Farage and Paladino should be wrong, but they’re not — they’re just terrible
To the surprise of nobody, it turns out that Donald Trump is a deplorable human being. But there’s something far, FAR deeper floating grotesquely to the surface in the wake of the release of the (I still can’t believe this is a real thing) presidential candidate’s 2005 gleeful boasts about his sexual assault habits, and it’s doing so in a few ways.
The first is the insistence of the media covering the story to pull punches in an apparent attempt to make this whole thing about inappropriate language. “Lewd conversation,” “crude comments,” and other similar phrases have been everywhere at the top of stories about this deplorable chat, while precious few even ventured as far as Politico, who at least identified Trump’s comments as “sexually aggressive”. But the problem isn’t the language. It’s not that it’s an unseemly way for a presidential candidate to be heard talking. Not even close.
When it comes right down to it, I don’t even think the people writing the headlines (who, it should be said, are almost certainly not the people writing the stories, let alone the people who did the initial investigation and broke the story in the first place) would try to say that his language was the issue here. So why does it sound that way? Why is the “lewdness” of it (apparently) the problem?
This ties into the second, and even more subtle, disgusting aspect of the#TrumpTapes fallout. (note: that link contains many, many terrible people saying many, many terrible things)
As a ton of people have already noted, the GOP seems to be dividing messily and scurryingly into two camps: “shockingly outraged” and “whatever… GO TRUMP!” Some in the latter have caused ripples of outrage of their own by insisting publicly that the conversation between Trump and punchable face world champion contender Billy Bush was something “all men do, at least all normal men.” Bastion of British class and reserve Nigel Farage (because I guess he’s just got a lot of free time these days) framed Trump’s sexual assault bragging as “the kind of thing — if we’re being honest — that men do.” (It’s also well worth noting that even Fox News Insider felt it worthwhile to alter this quote when transcribing it for the “article” that accompanies the video in that link)
Statements like these have men all over the Internet completely up in arms, decrying the assertion that “men are just like that” as loudly and unreservedly as possible and rightly distancing themselves from such deplorable justifications for Trump’s horribleness.
But there’s a problem with that response to Farage et al., and it’s a problem that becomes nauseatingly clear when taking a look at the response Kelly Oxford got with this simple but powerful tweet:
In a matter of hours, Oxford had received thousands of replies, each with a new horror story told in the first person by victims of assaults, many of which could easily have been the people Trump was so proudly boasting about assaulting himself.
As a man, it’s tough to know how to respond to such an overwhelming condemnation of my (slightly less than) half of the human population, because Nigel Farage, Carl “Pope Benedict impersonator contest honourable mention” Paladino and the others who say that this is “just guy stuff” may well be more right than they are wrong.

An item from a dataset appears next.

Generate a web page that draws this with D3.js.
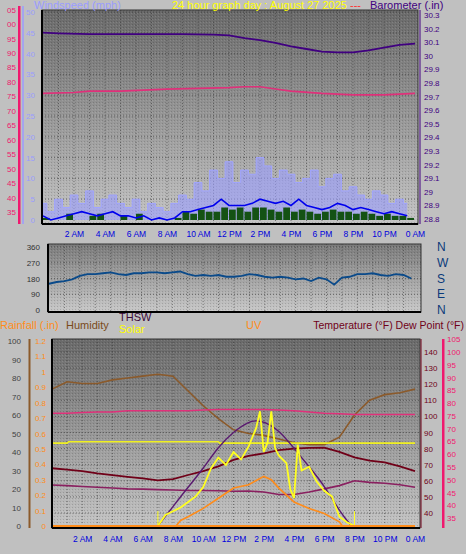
<!DOCTYPE html>
<html><head><meta charset="utf-8">
<script src="https://cdn.jsdelivr.net/npm/d3@7/dist/d3.min.js"></script>
<style>body{margin:0;background:#c0c0c0}svg{display:block;font-family:"Liberation Sans",Arial,sans-serif}</style>
</head><body><svg id="c" width="466" height="554"></svg>
<script>
// ---------- DATA ----------
const hourTicks = [2,4,6,8,10,12,14,16,18,20,22,24];
const hourLabels = ["2 AM","4 AM","6 AM","8 AM","10 AM","12 PM","2 PM","4 PM","6 PM","8 PM","10 PM","0 AM"];
const halfHours = d3.range(0,24,0.5);
const hours = d3.range(0,25,1);
const windTicks = [0,5,10,15,20,25,30,35,40,45,50];
const pinkTopTicks = [35,40,45,50,55,60,65,70,75,80,85,90,95,100,105];
const baroTicks = [28.8,28.9,29,29.1,29.2,29.3,29.4,29.5,29.6,29.7,29.8,29.9,30,30.1,30.2,30.3];
const baroHours = [0,1,3,6,9,11,12,13,14,15,16,17,18,19,20,21,22,23,24];
const baroVals  = [30.17,30.165,30.16,30.16,30.16,30.155,30.15,30.13,30.115,30.095,30.07,30.05,30.03,30.025,30.025,30.04,30.06,30.08,30.09];
const pinkTopHours = [0,2,3,5,8,12,13,14,15,16,18,20,22,24];
const pinkTopVals  = [76,76.3,76.8,76.8,77.5,78,78.3,78.3,77.5,76.8,76,75.5,75.5,76];
const gustVals = [4,2,5,3,6,4,7,3,5,6,4,3,5,2,4,3,2,4,6,5,9,7,12,10,14,9,12,11,15,13,10,12,11,9,10,12,8,10,11,7,8,6,5,7,6,4,5,4];
const windVals = [1,0,0.5,1,1.5,2,1.5,1,1.5,2,1,1,0.5,1,0,0.5,0,0.5,2,2,2.5,3,3.5,5,3.5,3.5,3.5,4,5,4.5,4,4.5,3.5,5,3.5,3,2.5,3,4,3.5,2.5,3,2.5,2,1.5,2,1.5,1];
const barVals  = [0.5,0,0,1.5,0,0,1,1.5,0,0,1,0,1.5,0,0,0,0,0.5,2,1.5,2.5,2,2,3,2.5,3,2,3,3,2.5,2,3,2,2.5,2,1.5,2,2.5,2,2,1.5,2,1.5,1,1.5,1,1,0.5];
const dirTicks = [0,90,180,270,360];
const dirLetters = ["N","W","S","E","N"];
const dirVals = [150,160,165,175,195,205,205,210,215,205,200,210,210,215,215,210,215,220,205,195,200,195,200,190,190,195,205,200,190,185,190,185,175,180,165,185,175,145,185,190,205,205,210,200,195,205,200,180];
const humTicks = [0,10,20,30,40,50,60,70,80,90,100];
const rainTicks = [0,0.1,0.2,0.3,0.4,0.5,0.6,0.7,0.8,0.9,1,1.1,1.2];
const tempTicks = [40,50,60,70,80,90,100,110,120,130,140];
const dewTicks = [35,40,45,50,55,60,65,70,75,80,85,90,95,100,105];
const humVals  = [74,78,77,77,79,80,81,82,81,73,65,58,52,50,49,47,45,44,44,48,60,68,71,72,74];
const tempVals = [67.8,67,66,64.6,63.5,62.5,61.5,60.3,61,63.6,66,69,73,75.5,77,79,80,80.5,80.6,78,74.5,72.5,71.5,69,66];
const heatVals = [57.4,57,56.5,56,55.5,55,54.8,54.5,54.3,54,54,53.8,53.5,53.7,53,51.5,51.5,53,55,57,60,59,58.5,57.5,56];
const dewVals  = [76,76,76.3,76.5,76.5,77,77,77,77,77,77.3,77.5,77.5,77.5,77.5,77.3,77,76.5,76,75.8,75.5,75.5,75.5,75.5,75.5];
const flatHours = [0,1,1.1,11,11.1,24];
const flatVals  = [83.4,83.4,84.3,84.3,83.4,83.4];
const thswHours = [7,8,9,10,11,12,13,13.5,14,15,16,17,18,19,19.8];
const thswVals  = [0,10.5,21,31,43,51,56.5,57,56.5,52,42,32,22,8,0];
const solarHours = [7,7.5,8,8.5,9,9.5,10,10.5,11,11.5,12,12.5,13,13.5,13.75,14,14.25,14.5,14.75,15,15.5,15.75,16,16.25,16.5,17,17.5,18,18.5,19,19.5,20];
const solarVals  = [0,6,8,10,13,16,21,31,37,33,40,36,43,53,62,40,45,62,42,38,34,20,15,44,30,32,24,19,16,5,2,0];
const uvHours = [8.2,8.5,9,10,11,12,13,14,14.5,15,16,17,18,19,19.2];
const uvVals  = [0,3,5,9.5,15,20.5,22.3,26.8,25,20.5,13,9.5,6.7,2.3,0];

// ---------- DRAW ----------
const svg = d3.select("#c");
const defs = svg.append("defs");
function grad(id, c1, c2){
  const g = defs.append("linearGradient").attr("id",id).attr("x1",0).attr("x2",0).attr("y1",0).attr("y2",1);
  g.append("stop").attr("offset","0%").attr("stop-color",c1);
  g.append("stop").attr("offset","100%").attr("stop-color",c2);
}
grad("gTop","#6a6a6a","#c4c4c4");
grad("gMid","#7a7a7a","#c8c8c8");
grad("gBot","#6a6a6a","#c4c4c4");
const pat = defs.append("pattern").attr("id","dith").attr("width",3).attr("height",3).attr("patternUnits","userSpaceOnUse");
pat.append("rect").attr("width",1).attr("height",1).attr("fill","#000").attr("opacity",0.15);
pat.append("rect").attr("x",2).attr("y",1).attr("width",1).attr("height",1).attr("fill","#fff").attr("opacity",0.12);

function panel(x0,x1,y0,y1,gid){
  svg.append("rect").attr("x",x0).attr("y",y0).attr("width",x1-x0).attr("height",y1-y0).attr("fill",`url(#${gid})`);
  svg.append("rect").attr("x",x0).attr("y",y0).attr("width",x1-x0).attr("height",y1-y0).attr("fill","url(#dith)");
}
function frame(x0,x1,y0,y1){
  svg.append("rect").attr("x",x0).attr("y",y0).attr("width",x1-x0).attr("height",y1-y0).attr("fill","none").attr("stroke","#333").attr("stroke-width",1);
  svg.append("line").attr("x1",x0).attr("x2",x0).attr("y1",y0).attr("y2",y1).attr("stroke","#000").attr("stroke-width",2);
  svg.append("line").attr("x1",x0).attr("x2",x1).attr("y1",y1).attr("y2",y1).attr("stroke","#000").attr("stroke-width",2);
}
function grid(x, ys, xL, xR, yT, yB){
  const g = svg.append("g").attr("stroke","#3a3a3a").attr("stroke-dasharray","1,2").attr("opacity",0.6);
  d3.range(1,24).forEach(h=>g.append("line").attr("x1",x(h)).attr("x2",x(h)).attr("y1",yT).attr("y2",yB));
  ys.forEach(y=>g.append("line").attr("x1",xL).attr("x2",xR).attr("y1",y).attr("y2",y));
}
function xAxis(x, y, color){
  const ax = d3.axisBottom(x).tickValues(hourTicks).tickFormat((d,i)=>hourLabels[i]).tickSize(0).tickPadding(4);
  const g = svg.append("g").attr("transform",`translate(0,${y})`).call(ax);
  g.select(".domain").remove();
  g.selectAll("text").attr("fill",color).attr("font-size",8.5).attr("font-family","Liberation Sans, Arial");
}
function yLabels(scale, ticks, x, color, anchor, fmt){
  const ax = (anchor==="end"? d3.axisLeft(scale) : d3.axisRight(scale)).tickValues(ticks).tickSize(0).tickPadding(0).tickFormat(fmt||(d=>d));
  const g = svg.append("g").attr("transform",`translate(${x},0)`).call(ax);
  g.select(".domain").remove();
  g.selectAll("text").attr("fill",color).attr("font-size",8).attr("font-family","Liberation Sans, Arial");
  return g;
}
const ln = (x,y)=>d3.line().x(d=>x(d[0])).y(d=>y(d[1]));
const zip=(a,b)=>a.map((v,i)=>[v,b[i]]);

// ===== TOP PANEL =====
const tx = d3.scaleLinear().domain([0,24]).range([43,415]);
const wy = d3.scaleLinear().domain([0,50]).range([220,12]);
const py = d3.scaleLinear().domain([35,100]).range([212,24]);
const by = d3.scaleLinear().domain([28.8,30.3]).range([219,15]);
panel(42,418,10,224,"gTop");
grid(tx, windTicks.slice(1).map(wy), 42,418,10,224);
// gust
svg.append("path").datum(zip(halfHours,gustVals)).attr("d",d3.area().x(d=>tx(d[0])).y0(wy(0)).y1(d=>wy(d[1])).curve(d3.curveStep))
  .attr("fill","#9a9cff").attr("opacity",0.6);
svg.append("path").datum(zip(halfHours,gustVals)).attr("d",ln(tx,wy).curve(d3.curveStep)).attr("fill","none").attr("stroke","#a0a4ff").attr("stroke-width",1);
// green bars
svg.append("g").selectAll("rect").data(zip(halfHours,barVals)).join("rect")
  .attr("x",d=>tx(d[0])).attr("width",tx(0.5)-tx(0)-1).attr("y",d=>wy(d[1])).attr("height",d=>wy(0)-wy(d[1]))
  .attr("fill","#145214");
svg.append("path").datum(zip(halfHours,windVals)).attr("d",ln(tx,wy)).attr("fill","none").attr("stroke","#0000ee").attr("stroke-width",1.6);
svg.append("path").datum(zip(pinkTopHours,pinkTopVals)).attr("d",ln(tx,py)).attr("fill","none").attr("stroke","#e0307a").attr("stroke-width",1.6);
svg.append("path").datum(zip(baroHours,baroVals)).attr("d",ln(tx,by)).attr("fill","none").attr("stroke","#400080").attr("stroke-width",1.8);
frame(42,418,10,224);
xAxis(tx,227,"#0000dd");
// left axes
svg.append("rect").attr("x",18).attr("y",6).attr("width",2.5).attr("height",218).attr("fill","#f0186e");
svg.append("line").attr("x1",23).attr("x2",23).attr("y1",6).attr("y2",224).attr("stroke","#9a9cff").attr("stroke-width",1.5);
yLabels(py,pinkTopTicks,16,"#f0186e","end",d=>String(d).slice(-2));
yLabels(wy,windTicks,35,"#9a9cff","end");
svg.append("line").attr("x1",420).attr("x2",420).attr("y1",10).attr("y2",224).attr("stroke","#400080").attr("stroke-width",1);
yLabels(by,baroTicks,424,"#400080","start",d=>d3.format("")(+d.toFixed(1)));
svg.append("text").attr("x",34).attr("y",9).attr("fill","#9a9cff").attr("font-size",11).text("Windspeed (mph)");
svg.append("text").attr("x",370).attr("y",9).attr("fill","#400080").attr("font-size",11).text("Barometer (.in)");
svg.append("text").attr("x",172).attr("y",9).attr("fill","#ffff00").attr("font-size",11).text("24 hour graph day : August 27 2025");
svg.append("text").attr("x",350).attr("y",9).attr("fill","#ff3030").attr("font-size",11).text("---");

// ===== MIDDLE PANEL =====
const mx = d3.scaleLinear().domain([0,24]).range([49,419]);
const dy = d3.scaleLinear().domain([0,360]).range([310,247]);
panel(48,421,244,312,"gMid");
grid(mx,[90,180,270,360].map(dy),48,421,244,312);
svg.append("path").datum(zip(halfHours,dirVals)).attr("d",ln(mx,dy)).attr("fill","none").attr("stroke","#0a4a8a").attr("stroke-width",1.8);
frame(48,421,244,312);
yLabels(dy,dirTicks,40,"#333","end");
dirLetters.forEach((l,i)=>svg.append("text").attr("x",437).attr("y",dy(dirTicks[4-i])+4).attr("fill","#0a3a7a").attr("font-size",12).text(l));

// ===== BOTTOM PANEL =====
const bx = d3.scaleLinear().domain([0,24]).range([52,415]);
const hy = d3.scaleLinear().domain([0,100]).range([526,341]);
const ry = d3.scaleLinear().domain([0,1.2]).range([526,341]);
const ty = d3.scaleLinear().domain([40,140]).range([513,352]);
const dwy = d3.scaleLinear().domain([35,100]).range([518,352]);
panel(52,420,339,528,"gBot");
grid(bx, tempTicks.map(ty), 52,420,339,528);
svg.append("path").datum(zip(hours,humVals)).attr("d",ln(bx,hy)).attr("fill","none").attr("stroke","#8b5a2b").attr("stroke-width",1.6);
svg.append("path").datum(zip(hours,dewVals)).attr("d",ln(bx,dwy)).attr("fill","none").attr("stroke","#e0307a").attr("stroke-width",1.6);
svg.append("path").datum(zip(flatHours,flatVals)).attr("d",ln(bx,ty)).attr("fill","none").attr("stroke","#f0f020").attr("stroke-width",1.6);
svg.append("path").datum(zip(hours,heatVals)).attr("d",ln(bx,ty)).attr("fill","none").attr("stroke","#8a2060").attr("stroke-width",1.6);
svg.append("path").datum(zip(hours,tempVals)).attr("d",ln(bx,ty)).attr("fill","none").attr("stroke","#700018").attr("stroke-width",1.8);
svg.append("path").datum(zip(uvHours,uvVals)).attr("d",ln(bx,hy)).attr("fill","none").attr("stroke","#ff8c1a").attr("stroke-width",1.6);
svg.append("path").datum(zip(thswHours,thswVals)).attr("d",ln(bx,hy).curve(d3.curveBasis)).attr("fill","none").attr("stroke","#5a1a70").attr("stroke-width",1.4);
svg.append("path").datum(zip(solarHours,solarVals)).attr("d",ln(bx,hy)).attr("fill","none").attr("stroke","#ffff20").attr("stroke-width",1.8);
[7,20].forEach(h=>svg.append("line").attr("x1",bx(h)).attr("x2",bx(h)).attr("y1",hy(0)).attr("y2",hy(8)).attr("stroke","#ffff20").attr("stroke-width",1));
svg.append("path").datum([[0,0],[24,0]]).attr("d",ln(bx,ry)).attr("fill","none").attr("stroke","#ff8c1a").attr("stroke-width",2);
frame(52,420,339,528);
xAxis(bx,532,"#0000dd");
svg.append("rect").attr("x",28.5).attr("y",339).attr("width",2).attr("height",189).attr("fill","#8b5a2b");
yLabels(hy,humTicks,21,"#404040","end");
yLabels(ry,rainTicks,46,"#ff8c1a","end",d=>d3.format("")(+d.toFixed(1)));
svg.append("line").attr("x1",421).attr("x2",421).attr("y1",339).attr("y2",528).attr("stroke","#700018").attr("stroke-width",1);
yLabels(ty,tempTicks,424,"#700018","start");
svg.append("rect").attr("x",442).attr("y",339).attr("width",2.5).attr("height",189).attr("fill","#f0186e");
yLabels(dwy,dewTicks,447,"#f0186e","start");
svg.append("text").attr("x",0).attr("y",329).attr("fill","#ff8c1a").attr("font-size",11).text("Rainfall (.in)");
svg.append("text").attr("x",66).attr("y",329).attr("fill","#7a4a1a").attr("font-size",11).text("Humidity");
svg.append("text").attr("x",119).attr("y",321).attr("fill","#3a0a3a").attr("font-size",11).text("THSW");
svg.append("text").attr("x",119).attr("y",333).attr("fill","#ffff00").attr("font-size",11).text("Solar");
svg.append("text").attr("x",246).attr("y",329).attr("fill","#ff8c1a").attr("font-size",11).text("UV");
svg.append("text").attr("x",464).attr("y",329).attr("text-anchor","end").attr("fill","#700018").attr("font-size",10.5).text("Temperature (°F) Dew Point (°F)");
</script></body></html>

Believe me, I don’t say that lightly or with anything less than profound regret and shame, and I hasten to add that they’re obviously no more than 0% right when they apply that assertion as a justification for Trump’s boasting about being a sex offender. The fact remains, though, that while we’d all like to believe that men like Trump and Bush are complete outliers, a tiny minority of scum amid an overall sea of glimmering, shiny, progressive men, they’re just not.
Oxford’s tweet went out shortly before 5 pm on Oct. 7, and within hours she was reportedly receiving multiple responses per second, enough to get her trending all over the US and Canada. Not long after that, those stories were picked up by the likes of Huffington Post, Teen Vogue, The Boston Globe, The Daily Dot, NBC News and many more. This, in turn, garnered more attention, which gathered more stories, now ticking over into the millions.
Reading through just a small handful of the mountains of harrowing memories being expressed in response to her call out, I struggled to make sense of what I was reading, and what I was thinking as a result.
Ultimately, though, it struck me that calling out Farage and Paladino, etc, for lumping all us men in it together is nowhere near enough as a response. If we disagree with them on the claim that this is a common sentiment among us men, we miss the point, and dangerously.
As the literally millions of stories told on Twitter in the not-even-30-hours since Oxford’s initial tweet can attest, it’s an undeniable fact that men dothink, talk and act like Trump and Bush were doing on that bus in 2005. Responding with “no, men don’t act like that” feels perilously analogous to the #alllivesmatter response, because the fact that not every single individual male on this planet is a proud sex offender like Trump does not mean that a terrifying number of us are, and an even bigger number of us are absolutely guilty of having either done something, said something, or tolerated something similar done or said.
It may seem like semantics, but words are powerful, and the language we use is incredibly important in the way that it can shape our thinking on a topic, or reveal things that we may not intend them to.
In short, Farage and Paladino aren’t assholes for saying that this is “just what guys do” — they’re assholes for implying that that makes it okay.
What our response as men needs to be is not “no we don’t all do that!” It needs to be “this needs to change, and it needs to change now.”